[Entries with chart source code]
↓
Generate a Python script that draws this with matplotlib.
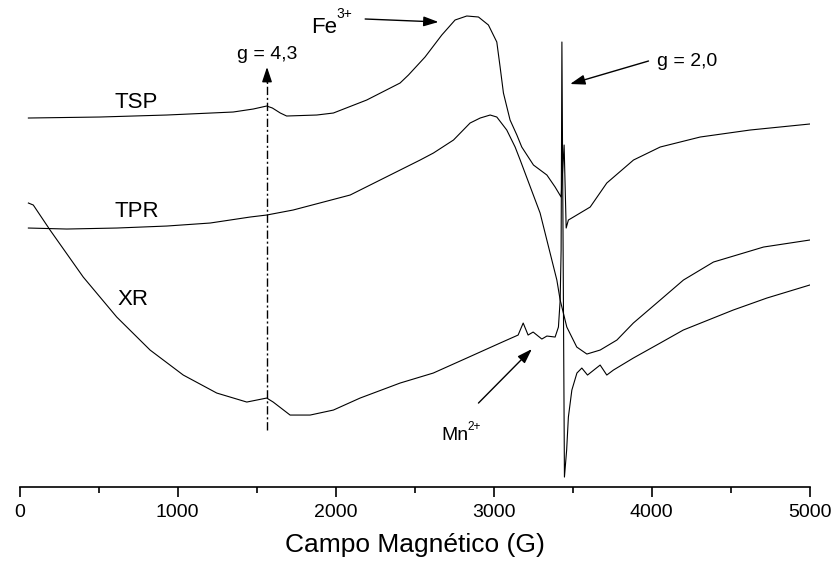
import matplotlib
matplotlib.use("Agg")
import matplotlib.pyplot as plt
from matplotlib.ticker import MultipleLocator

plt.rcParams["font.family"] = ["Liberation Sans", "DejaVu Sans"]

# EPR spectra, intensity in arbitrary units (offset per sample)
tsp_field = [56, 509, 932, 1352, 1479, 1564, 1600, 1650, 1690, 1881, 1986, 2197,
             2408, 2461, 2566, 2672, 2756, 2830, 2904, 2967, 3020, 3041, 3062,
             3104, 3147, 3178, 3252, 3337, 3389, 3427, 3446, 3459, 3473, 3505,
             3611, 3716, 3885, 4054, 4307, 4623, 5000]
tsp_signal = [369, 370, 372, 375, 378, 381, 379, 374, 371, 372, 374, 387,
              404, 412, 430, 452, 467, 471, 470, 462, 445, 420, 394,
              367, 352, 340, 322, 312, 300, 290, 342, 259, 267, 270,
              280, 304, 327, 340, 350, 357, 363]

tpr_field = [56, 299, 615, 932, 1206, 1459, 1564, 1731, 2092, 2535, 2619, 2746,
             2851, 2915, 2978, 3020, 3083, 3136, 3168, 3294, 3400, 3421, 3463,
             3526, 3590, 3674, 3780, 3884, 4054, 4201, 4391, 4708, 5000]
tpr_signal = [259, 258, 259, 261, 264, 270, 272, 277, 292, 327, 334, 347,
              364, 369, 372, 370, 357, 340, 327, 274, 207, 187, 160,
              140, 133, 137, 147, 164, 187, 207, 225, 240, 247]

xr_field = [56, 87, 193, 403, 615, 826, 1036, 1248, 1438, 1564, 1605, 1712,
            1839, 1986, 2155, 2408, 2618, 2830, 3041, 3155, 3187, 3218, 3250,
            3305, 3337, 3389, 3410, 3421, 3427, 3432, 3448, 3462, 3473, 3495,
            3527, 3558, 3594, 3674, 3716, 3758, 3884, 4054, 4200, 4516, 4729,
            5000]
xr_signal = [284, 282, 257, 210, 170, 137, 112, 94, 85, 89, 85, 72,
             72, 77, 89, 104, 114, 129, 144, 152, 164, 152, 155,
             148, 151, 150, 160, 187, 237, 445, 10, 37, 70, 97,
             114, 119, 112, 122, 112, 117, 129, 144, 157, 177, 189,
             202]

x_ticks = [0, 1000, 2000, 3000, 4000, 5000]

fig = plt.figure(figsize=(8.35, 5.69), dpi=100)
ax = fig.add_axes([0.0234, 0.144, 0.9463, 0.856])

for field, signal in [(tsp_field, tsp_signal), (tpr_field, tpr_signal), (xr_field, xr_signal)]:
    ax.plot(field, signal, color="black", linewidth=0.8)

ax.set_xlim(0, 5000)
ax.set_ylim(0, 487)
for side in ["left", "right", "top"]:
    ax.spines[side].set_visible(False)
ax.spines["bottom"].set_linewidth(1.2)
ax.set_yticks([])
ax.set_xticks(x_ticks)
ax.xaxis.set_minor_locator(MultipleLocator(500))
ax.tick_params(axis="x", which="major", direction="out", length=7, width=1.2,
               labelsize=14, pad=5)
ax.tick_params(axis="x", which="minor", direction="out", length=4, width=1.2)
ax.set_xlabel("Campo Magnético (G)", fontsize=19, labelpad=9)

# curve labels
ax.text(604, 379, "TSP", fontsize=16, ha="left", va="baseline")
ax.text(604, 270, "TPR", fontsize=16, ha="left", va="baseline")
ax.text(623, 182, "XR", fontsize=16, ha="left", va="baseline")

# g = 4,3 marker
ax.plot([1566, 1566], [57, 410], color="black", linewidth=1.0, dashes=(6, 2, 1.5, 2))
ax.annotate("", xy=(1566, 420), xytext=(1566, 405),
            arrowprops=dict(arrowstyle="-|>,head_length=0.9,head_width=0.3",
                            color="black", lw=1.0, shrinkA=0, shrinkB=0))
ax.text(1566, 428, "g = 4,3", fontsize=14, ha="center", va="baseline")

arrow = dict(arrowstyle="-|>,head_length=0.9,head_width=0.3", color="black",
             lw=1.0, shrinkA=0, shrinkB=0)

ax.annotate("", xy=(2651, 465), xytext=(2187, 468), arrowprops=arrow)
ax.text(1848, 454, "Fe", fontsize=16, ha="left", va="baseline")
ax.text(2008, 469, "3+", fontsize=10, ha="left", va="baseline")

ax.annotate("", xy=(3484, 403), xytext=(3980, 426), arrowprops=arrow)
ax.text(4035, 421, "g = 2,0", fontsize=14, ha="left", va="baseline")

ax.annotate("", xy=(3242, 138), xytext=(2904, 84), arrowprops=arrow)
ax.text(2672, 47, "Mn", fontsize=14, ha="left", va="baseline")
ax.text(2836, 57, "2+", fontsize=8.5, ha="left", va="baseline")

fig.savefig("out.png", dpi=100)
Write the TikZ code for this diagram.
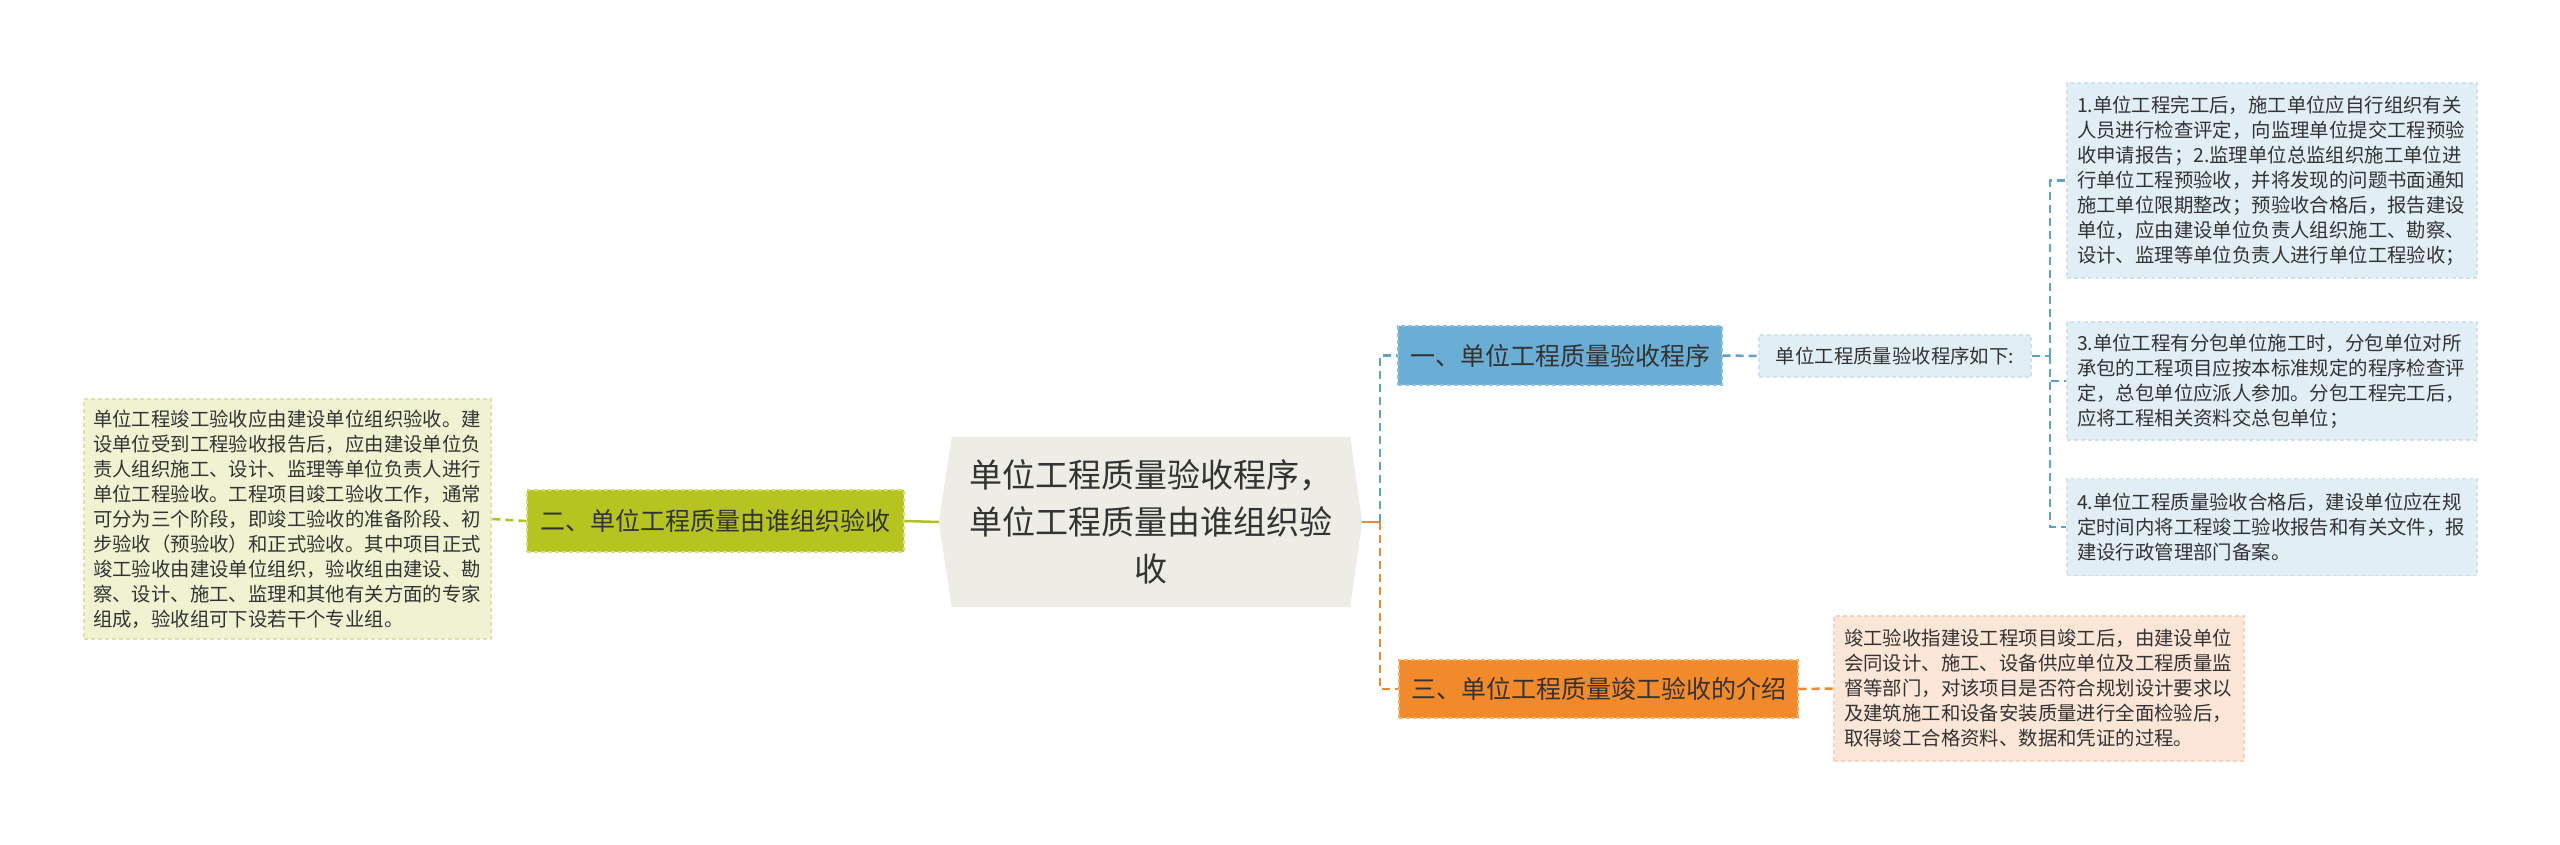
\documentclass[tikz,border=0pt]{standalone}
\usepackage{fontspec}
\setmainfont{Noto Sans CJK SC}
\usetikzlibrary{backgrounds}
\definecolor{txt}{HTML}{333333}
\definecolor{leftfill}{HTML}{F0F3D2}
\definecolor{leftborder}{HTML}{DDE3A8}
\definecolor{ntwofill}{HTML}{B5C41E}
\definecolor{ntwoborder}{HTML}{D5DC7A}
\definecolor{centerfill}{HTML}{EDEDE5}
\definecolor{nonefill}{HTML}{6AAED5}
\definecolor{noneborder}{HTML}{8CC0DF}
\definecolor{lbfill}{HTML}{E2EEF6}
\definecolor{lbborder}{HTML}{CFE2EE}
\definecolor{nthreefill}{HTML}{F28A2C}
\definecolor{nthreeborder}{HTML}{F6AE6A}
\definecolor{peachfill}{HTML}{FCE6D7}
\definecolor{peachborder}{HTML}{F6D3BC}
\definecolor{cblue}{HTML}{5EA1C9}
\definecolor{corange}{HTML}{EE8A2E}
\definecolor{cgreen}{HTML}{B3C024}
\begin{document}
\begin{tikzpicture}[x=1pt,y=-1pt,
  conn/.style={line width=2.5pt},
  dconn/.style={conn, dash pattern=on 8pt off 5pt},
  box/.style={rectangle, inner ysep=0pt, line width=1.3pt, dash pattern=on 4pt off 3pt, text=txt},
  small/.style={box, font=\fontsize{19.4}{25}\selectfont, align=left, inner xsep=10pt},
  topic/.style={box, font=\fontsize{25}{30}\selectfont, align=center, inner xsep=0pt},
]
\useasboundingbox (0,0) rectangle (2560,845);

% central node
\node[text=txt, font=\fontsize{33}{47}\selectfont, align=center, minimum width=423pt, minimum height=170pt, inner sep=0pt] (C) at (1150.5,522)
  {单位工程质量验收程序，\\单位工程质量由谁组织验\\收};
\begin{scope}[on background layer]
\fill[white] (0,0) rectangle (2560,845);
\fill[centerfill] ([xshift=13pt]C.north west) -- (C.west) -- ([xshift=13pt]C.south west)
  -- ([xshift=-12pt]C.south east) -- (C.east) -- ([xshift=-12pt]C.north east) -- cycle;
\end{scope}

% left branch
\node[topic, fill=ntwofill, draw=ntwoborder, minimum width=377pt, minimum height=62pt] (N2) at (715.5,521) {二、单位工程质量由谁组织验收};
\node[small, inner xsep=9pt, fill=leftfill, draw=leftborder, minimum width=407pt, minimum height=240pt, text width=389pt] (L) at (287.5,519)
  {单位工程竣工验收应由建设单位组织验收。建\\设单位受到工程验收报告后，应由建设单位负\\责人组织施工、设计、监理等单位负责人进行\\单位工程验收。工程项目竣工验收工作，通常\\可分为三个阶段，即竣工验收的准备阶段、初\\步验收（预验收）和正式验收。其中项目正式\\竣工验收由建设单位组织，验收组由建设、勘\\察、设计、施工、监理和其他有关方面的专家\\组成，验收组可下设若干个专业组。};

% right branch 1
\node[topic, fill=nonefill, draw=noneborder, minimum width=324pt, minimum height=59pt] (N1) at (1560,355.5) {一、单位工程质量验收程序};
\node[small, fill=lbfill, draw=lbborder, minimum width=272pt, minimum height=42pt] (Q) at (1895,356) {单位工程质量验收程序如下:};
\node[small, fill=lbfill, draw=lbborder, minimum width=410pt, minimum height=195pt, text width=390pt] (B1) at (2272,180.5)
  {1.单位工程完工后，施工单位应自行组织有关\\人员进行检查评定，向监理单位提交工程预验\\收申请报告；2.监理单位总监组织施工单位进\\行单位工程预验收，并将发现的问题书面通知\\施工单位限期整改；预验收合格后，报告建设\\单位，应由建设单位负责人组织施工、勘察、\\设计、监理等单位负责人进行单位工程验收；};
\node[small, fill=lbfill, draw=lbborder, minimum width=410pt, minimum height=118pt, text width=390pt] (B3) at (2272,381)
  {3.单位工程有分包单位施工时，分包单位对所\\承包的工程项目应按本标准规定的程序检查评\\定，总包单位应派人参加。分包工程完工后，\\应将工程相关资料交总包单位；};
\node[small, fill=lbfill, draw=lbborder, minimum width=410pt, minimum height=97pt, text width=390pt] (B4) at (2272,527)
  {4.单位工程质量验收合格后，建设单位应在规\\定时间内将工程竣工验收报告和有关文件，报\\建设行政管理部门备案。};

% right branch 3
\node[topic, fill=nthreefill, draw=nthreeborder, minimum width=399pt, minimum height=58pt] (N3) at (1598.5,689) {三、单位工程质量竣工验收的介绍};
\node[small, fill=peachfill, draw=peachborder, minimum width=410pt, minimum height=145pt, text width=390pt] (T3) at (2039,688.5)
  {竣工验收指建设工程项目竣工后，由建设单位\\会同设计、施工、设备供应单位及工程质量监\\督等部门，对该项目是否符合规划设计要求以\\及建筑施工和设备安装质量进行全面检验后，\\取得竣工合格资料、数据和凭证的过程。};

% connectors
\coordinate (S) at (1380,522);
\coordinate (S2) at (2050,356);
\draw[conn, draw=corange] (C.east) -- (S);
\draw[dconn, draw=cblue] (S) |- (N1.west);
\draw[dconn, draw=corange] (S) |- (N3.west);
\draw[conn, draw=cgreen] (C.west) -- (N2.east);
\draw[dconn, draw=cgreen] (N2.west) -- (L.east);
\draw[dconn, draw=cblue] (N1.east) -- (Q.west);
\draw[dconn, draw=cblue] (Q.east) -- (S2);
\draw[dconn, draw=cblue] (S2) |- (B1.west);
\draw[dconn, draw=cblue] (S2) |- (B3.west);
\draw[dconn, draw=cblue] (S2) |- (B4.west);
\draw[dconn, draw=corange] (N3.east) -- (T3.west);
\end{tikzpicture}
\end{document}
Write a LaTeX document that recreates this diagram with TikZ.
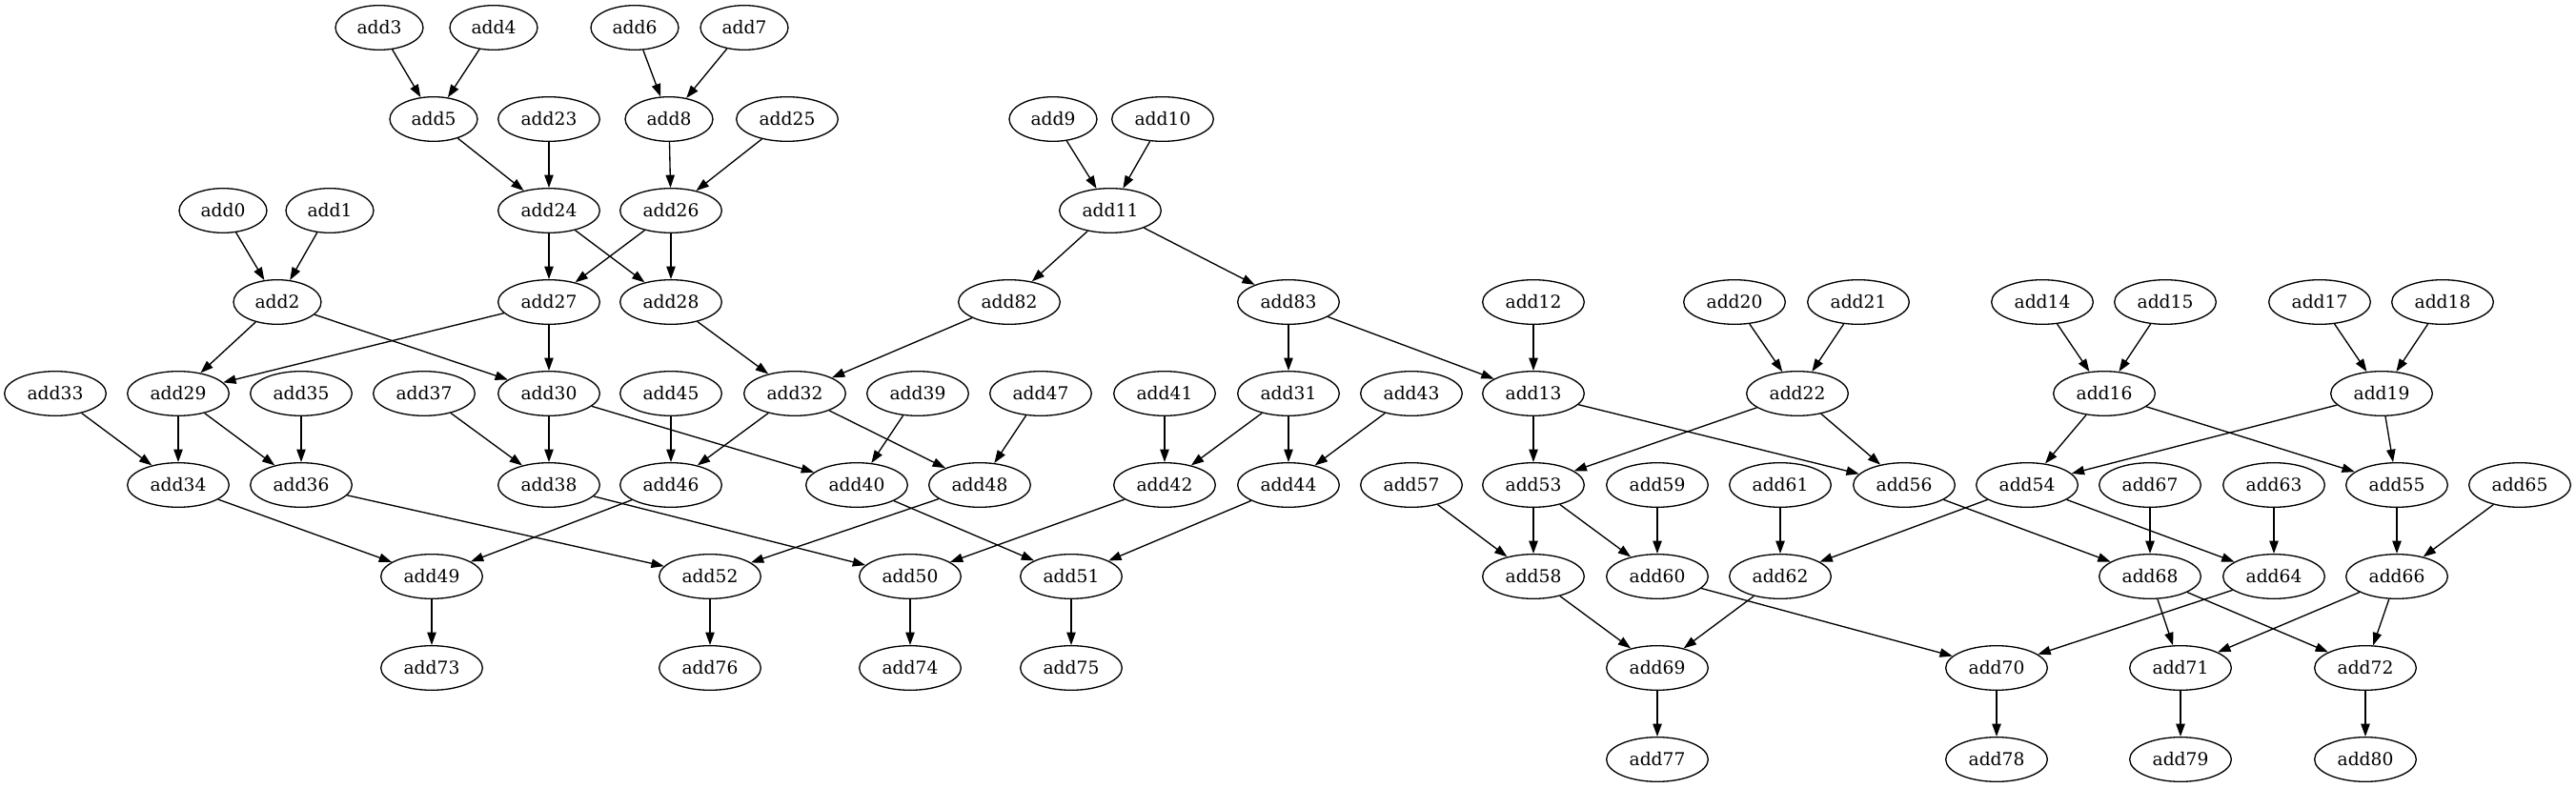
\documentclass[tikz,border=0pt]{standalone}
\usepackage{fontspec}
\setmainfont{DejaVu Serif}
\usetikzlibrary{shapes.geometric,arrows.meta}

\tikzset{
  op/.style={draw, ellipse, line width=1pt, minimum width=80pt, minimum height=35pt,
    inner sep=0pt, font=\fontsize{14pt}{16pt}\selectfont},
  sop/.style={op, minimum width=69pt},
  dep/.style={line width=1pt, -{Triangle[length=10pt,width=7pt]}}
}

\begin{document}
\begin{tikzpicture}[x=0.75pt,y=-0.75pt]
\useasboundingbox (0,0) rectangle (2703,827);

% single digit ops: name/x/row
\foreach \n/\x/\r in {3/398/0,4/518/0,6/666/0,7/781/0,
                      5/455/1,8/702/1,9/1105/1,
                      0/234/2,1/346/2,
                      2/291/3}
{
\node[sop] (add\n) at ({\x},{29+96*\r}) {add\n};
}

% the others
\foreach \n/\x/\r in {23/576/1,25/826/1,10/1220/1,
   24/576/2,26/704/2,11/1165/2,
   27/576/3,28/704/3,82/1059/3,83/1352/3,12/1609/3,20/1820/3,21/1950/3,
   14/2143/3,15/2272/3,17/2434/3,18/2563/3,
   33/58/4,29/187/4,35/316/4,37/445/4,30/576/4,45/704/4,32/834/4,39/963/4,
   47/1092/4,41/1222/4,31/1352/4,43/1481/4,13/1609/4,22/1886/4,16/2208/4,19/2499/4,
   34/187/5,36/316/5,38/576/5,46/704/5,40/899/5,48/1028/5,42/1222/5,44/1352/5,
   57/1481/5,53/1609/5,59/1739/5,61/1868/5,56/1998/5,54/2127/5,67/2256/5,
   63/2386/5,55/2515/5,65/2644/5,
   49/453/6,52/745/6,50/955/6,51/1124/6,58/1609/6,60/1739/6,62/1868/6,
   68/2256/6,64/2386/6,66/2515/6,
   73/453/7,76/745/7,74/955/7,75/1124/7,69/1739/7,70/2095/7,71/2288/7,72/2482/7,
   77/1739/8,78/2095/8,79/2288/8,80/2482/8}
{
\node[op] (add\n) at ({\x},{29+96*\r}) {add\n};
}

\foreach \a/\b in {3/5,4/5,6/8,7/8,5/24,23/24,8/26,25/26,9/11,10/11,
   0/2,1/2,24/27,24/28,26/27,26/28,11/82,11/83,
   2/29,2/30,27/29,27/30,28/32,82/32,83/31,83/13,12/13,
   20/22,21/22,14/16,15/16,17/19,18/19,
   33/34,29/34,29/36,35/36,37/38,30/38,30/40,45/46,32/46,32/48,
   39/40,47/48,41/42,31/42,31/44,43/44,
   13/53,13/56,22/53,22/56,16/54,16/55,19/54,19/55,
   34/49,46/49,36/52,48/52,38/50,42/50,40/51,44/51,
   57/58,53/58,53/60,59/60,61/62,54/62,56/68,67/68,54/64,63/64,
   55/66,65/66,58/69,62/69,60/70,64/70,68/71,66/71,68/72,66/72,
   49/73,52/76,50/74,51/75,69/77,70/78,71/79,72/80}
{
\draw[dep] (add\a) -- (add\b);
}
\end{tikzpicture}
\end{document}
↑
* **Task goal**: Extract exactly, and only, the lines from the one with "Write a LaTeX" to the one with "(0,0) rectangle (2703,827);", both ends counted. Leave the images behind.

* **Output**:
Write a LaTeX document that recreates this diagram with TikZ.
\documentclass[tikz,border=0pt]{standalone}
\usepackage{fontspec}
\setmainfont{DejaVu Serif}
\usetikzlibrary{shapes.geometric,arrows.meta}

\tikzset{
  op/.style={draw, ellipse, line width=1pt, minimum width=80pt, minimum height=35pt,
    inner sep=0pt, font=\fontsize{14pt}{16pt}\selectfont},
  sop/.style={op, minimum width=69pt},
  dep/.style={line width=1pt, -{Triangle[length=10pt,width=7pt]}}
}

\begin{document}
\begin{tikzpicture}[x=0.75pt,y=-0.75pt]
\useasboundingbox (0,0) rectangle (2703,827);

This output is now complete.